Thousands of demonstrators marched through downtown Moscow Sunday carrying… (Sergei L. Loiko / Los Angeles…)
MOSCOW -- Russia has prepared the “Guantanamo list” of U.S. officials who will be denied entry visas, officials in Moscow said Friday, the latest apparent retaliation for a U.S. law imposing sanctions on Russians over the death of an activist lawyer.
Alexei Pushkov, chairman of the foreign relations committee in the lower house of parliament, said Friday the list as drafted last month initially included 11 U.S. officials involved in running the prison at Guantanamo Bay in Cuba and other sites allegedly used by the U.S. and its allies as secret prisons to hold terrorism suspects.
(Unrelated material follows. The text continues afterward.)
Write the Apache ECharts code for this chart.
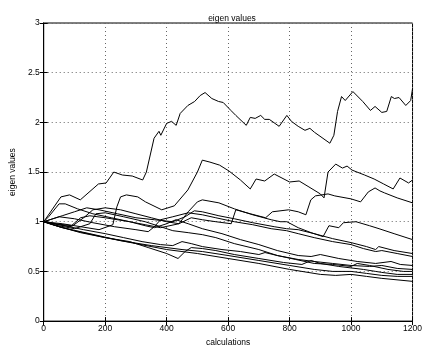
<!DOCTYPE html>
<html>
<head>
<meta charset="utf-8">
<script src="https://cdn.jsdelivr.net/npm/echarts@6/dist/echarts.min.js"></script>
<style>
  html, body { margin: 0; padding: 0; background: #fff; }
  #chart { width: 425px; height: 352px; }
</style>
</head>
<body>
<div id="chart"></div>
<script>
// [calculation, eigen value]
const lineA = [[0,1.0],[56,1.25],[84,1.27],[119,1.22],[178,1.38],[203,1.39],[228,1.5],[256,1.47],[288,1.46],[322,1.42],[334,1.5],[359,1.84],[375,1.91],[381,1.87],[400,1.99],[416,2.01],[431,1.97],[444,2.09],[469,2.17],[491,2.21],[497,2.2],[509,2.27],[525,2.3],[547,2.24],[569,2.21],[584,2.2],[609,2.12],[625,2.07],[659,1.97],[672,2.05],[688,2.04],[706,2.07],[719,2.03],[734,2.03],[766,1.96],[791,2.07],[806,2.01],[828,1.96],[850,1.92],[866,1.94],[881,1.9],[931,1.79],[944,1.87],[956,2.11],[969,2.26],[981,2.22],[1006,2.31],[1038,2.21],[1063,2.12],[1078,2.16],[1100,2.1],[1116,2.11],[1131,2.26],[1141,2.24],[1156,2.25],[1178,2.17],[1194,2.22],[1200,2.34]];
const lineC = [[0,1.0],[60,0.98],[120,0.95],[180,0.92],[225,0.97],[238,1.15],[250,1.25],[269,1.27],[306,1.25],[331,1.2],[384,1.12],[425,1.16],[469,1.32],[500,1.5],[516,1.62],[541,1.6],[572,1.57],[603,1.51],[640,1.42],[672,1.33],[691,1.43],[719,1.41],[750,1.48],[800,1.4],[831,1.41],[863,1.35],[900,1.28],[912,1.24],[925,1.5],[950,1.58],[972,1.54],[987,1.56],[1003,1.52],[1044,1.47],[1075,1.43],[1106,1.38],[1137,1.33],[1159,1.44],[1187,1.39],[1200,1.42]];
const lineE = [[0,1.0],[16,1.05],[50,1.18],[70,1.18],[110,1.13],[160,1.08],[220,1.04],[280,1.0],[330,0.97],[380,0.94],[440,0.98],[480,1.04],[516,1.02],[560,1.0],[610,0.98],[625,1.12],[672,1.08],[722,1.04],[744,1.1],[797,1.12],[828,1.1],[853,1.07],[869,1.22],[884,1.26],[925,1.28],[947,1.26],[1000,1.23],[1031,1.2],[1056,1.3],[1078,1.34],[1094,1.31],[1109,1.29],[1150,1.24],[1200,1.19]];
const lineF = [[0,1.0],[30,0.98],[90,0.95],[130,1.04],[160,1.12],[200,1.14],[250,1.12],[300,1.08],[350,1.04],[400,1.0],[440,0.98],[470,1.1],[500,1.2],[516,1.22],[570,1.19],[620,1.13],[680,1.07],[740,1.02],[770,1.0],[791,1.0],[828,0.94],[870,0.89],[909,0.85],[928,0.96],[960,0.94],[975,0.99],[1016,1.0],[1060,0.96],[1091,0.93],[1140,0.88],[1200,0.82]];
const lineP = [[0,1.0],[30,1.03],[60,1.06],[100,1.1],[140,1.14],[180,1.12],[240,1.08],[300,1.04],[360,1.02],[420,1.0],[460,1.05],[490,1.11],[516,1.1],[570,1.06],[620,1.03],[680,0.99],[750,0.95],[790,0.93],[828,0.92],[880,0.88],[940,0.83],[1000,0.79],[1050,0.75],[1080,0.72],[1090,0.75],[1140,0.71],[1200,0.68]];
const lineQ = [[0,1.0],[20,1.02],[50,1.05],[100,1.03],[160,0.99],[230,0.95],[300,0.92],[340,0.9],[360,0.95],[380,1.02],[420,1.05],[470,1.09],[516,1.07],[560,1.04],[620,1.0],[680,0.97],[740,0.93],[790,0.91],[828,0.88],[880,0.84],[940,0.8],[1000,0.77],[1040,0.73],[1080,0.7],[1100,0.71],[1150,0.68],[1200,0.65]];
const lineR1 = [[0,1.0],[40,0.98],[90,0.96],[120,1.04],[150,1.06],[200,1.04],[280,1.0],[330,0.96],[360,0.94],[400,0.98],[430,1.02],[470,0.98],[516,0.93],[580,0.88],[640,0.82],[700,0.77],[760,0.71],[828,0.66],[870,0.65],[900,0.67],[960,0.63],[1020,0.6],[1080,0.58],[1130,0.6],[1160,0.57],[1200,0.56]];
const lineR2 = [[0,1.0],[30,0.97],[100,0.93],[150,0.98],[170,1.08],[200,1.09],[260,1.05],[330,1.0],[380,0.95],[420,0.91],[470,0.89],[516,0.87],[560,0.84],[620,0.78],[700,0.72],[760,0.66],[828,0.62],[880,0.6],[940,0.58],[1000,0.56],[1060,0.55],[1100,0.56],[1150,0.53],[1200,0.52]];
const lineR3 = [[0,1.0],[50,0.97],[130,0.92],[200,0.88],[260,0.84],[320,0.8],[380,0.77],[420,0.76],[450,0.8],[480,0.78],[516,0.75],[580,0.72],[640,0.7],[700,0.67],[720,0.69],[760,0.66],[820,0.62],[880,0.58],[940,0.57],[1000,0.55],[1020,0.58],[1060,0.56],[1120,0.52],[1170,0.5],[1200,0.5]];
const lineR4 = [[0,1.0],[40,0.96],[120,0.89],[200,0.84],[280,0.8],[340,0.74],[400,0.68],[437,0.63],[460,0.7],[480,0.74],[516,0.73],[560,0.71],[620,0.67],[700,0.63],[780,0.59],[840,0.57],[870,0.61],[900,0.58],[960,0.55],[1040,0.52],[1080,0.5],[1100,0.49],[1150,0.47],[1200,0.47]];
const lineR5 = [[0,1.0],[60,0.94],[150,0.88],[250,0.81],[350,0.76],[450,0.72],[516,0.7],[600,0.66],[700,0.61],[800,0.56],[880,0.52],[940,0.5],[1000,0.5],[1050,0.48],[1100,0.46],[1150,0.45],[1200,0.45]];
const lineR6 = [[0,1.0],[50,0.95],[100,0.91],[200,0.84],[300,0.78],[400,0.72],[500,0.68],[600,0.63],[700,0.58],[800,0.52],[900,0.47],[950,0.46],[1000,0.47],[1050,0.45],[1100,0.43],[1200,0.4]];

const allLines = [lineA, lineC, lineE, lineF, lineP, lineQ, lineR1, lineR2, lineR3, lineR4, lineR5, lineR6];

const chart = echarts.init(document.getElementById("chart"), null, { renderer: "canvas" });

const font = "Liberation Sans";
const tickStyle = { show: true, inside: true, length: 4, lineStyle: { color: "#000" } };
const gridStyle = { show: true, lineStyle: { color: "#666", width: 1, type: [1, 3] } };

chart.setOption({
  animation: false,
  title: {
    text: "eigen values",
    left: 227, top: 9, textAlign: "center",
    textStyle: { fontFamily: font, fontSize: 8.5, fontWeight: "normal", color: "#000" },
  },
  grid: { left: 35, right: 6, top: 23, bottom: 26, show: true, borderColor: "#000", borderWidth: 1 },
  xAxis: [
    {
      type: "value", min: 0, max: 1200, interval: 200,
      name: "calculations", nameLocation: "middle", nameGap: 13,
      nameTextStyle: { fontFamily: font, fontSize: 8.5, color: "#000" },
      axisLine: { show: true, lineStyle: { color: "#000" } },
      axisTick: tickStyle,
      axisLabel: {
        fontFamily: font, fontSize: 8.5, color: "#000", margin: 3,
        alignMinLabel: "center", alignMaxLabel: "center",
        formatter: (v) => String(v),
      },
      splitLine: gridStyle,
    },
    {
      type: "value", min: 0, max: 1200, interval: 200, position: "top",
      axisLine: { show: true, lineStyle: { color: "#000" } },
      axisTick: tickStyle, axisLabel: { show: false }, splitLine: { show: false },
    },
  ],
  yAxis: [
    {
      type: "value", min: 0, max: 3, interval: 0.5,
      name: "eigen values", nameLocation: "middle", nameGap: 17,
      nameTextStyle: { fontFamily: font, fontSize: 8.5, color: "#000" },
      axisLine: { show: true, lineStyle: { color: "#000" } },
      axisTick: tickStyle,
      axisLabel: { fontFamily: font, fontSize: 8.5, color: "#000", margin: 4, formatter: (v) => String(v) },
      splitLine: gridStyle,
    },
    {
      type: "value", min: 0, max: 3, interval: 0.5, position: "right",
      axisLine: { show: true, lineStyle: { color: "#000" } },
      axisTick: tickStyle, axisLabel: { show: false }, splitLine: { show: false },
    },
  ],
  series: allLines.map((d) => ({
    type: "line",
    data: d,
    showSymbol: false,
    lineStyle: { color: "#000", width: 1 },
    silent: true,
  })),
});
</script>
</body>
</html>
The list was expanded this month to 60 people, he said.
Among U.S. officials added to the list were “judges, investigators, justice ministry officials and special services agents who were involved in Russian citizens Viktor Bout’s and Konstantin Yaroshenko’s legal prosecution and sentencing to long terms of imprisonment,” he said.
Bout, an arms dealer known as the “Merchant of Death,” was sentenced to 25 years in prison by a U.S. District Court in New York. Yaroshenko was sentenced to 20 years in 2011 for smuggling cocaine.
Pushkov also said that the list included members of Congress and American citizens allegedly guilty of the maltreatment and death of Russian orphans they adopted, as well as “judges who passed wrong rulings on those cases and psychiatrists who asserted that those children had inborn defects and serious development deviations which caused their deaths.”
The list may be expanded to include other U.S. officials, Deputy Foreign Minister Sergei Ryabkov told RIA Novosti.
The U.S. measure -- the Sergei Magnitsky Rule of Law Accountability Act, which was signed into law by President Obama last month -- imposed visa restrictions and froze the U.S. bank accounts of Russian officials involved in the death of Magnitsky.
The lawyer blew the whistle on a multimillion-dollar tax scam allegedly carried out by Russian officials and police officers. He died in a Moscow prison in 2009 while awaiting trial, allegedly the victim of torture.
Russia already responded to the U.S. law by banning adoption of Russian orphans by American couples as of Jan. 1.
In the last two decades, Americans have adopted over 60,000 orphans from Russia. There are still about 600,000 orphans in Russia, more than 120,000 of them eligible for adoption, officials said. Russian families adopt about 7,000 orphans a year.
The adoption ban triggered protests in Russia. On Sunday, thousands of people walked through downtown Moscow in what they called "The March Against Scoundrels."
Moscow was going a bit far in its retaliation against the United States, said Lilia Shevtsova, senior researcher with Moscow Carnegie Center.
“The Kremlin publicly admitted in the past that at least some of Russian inmates held in Guantanamo were really involved in terrorism,” Shevtsova said in an interview. “If they go like this they will soon impose visa restrictions on U.S. officials involved in the liquidation of Osama bin Laden.”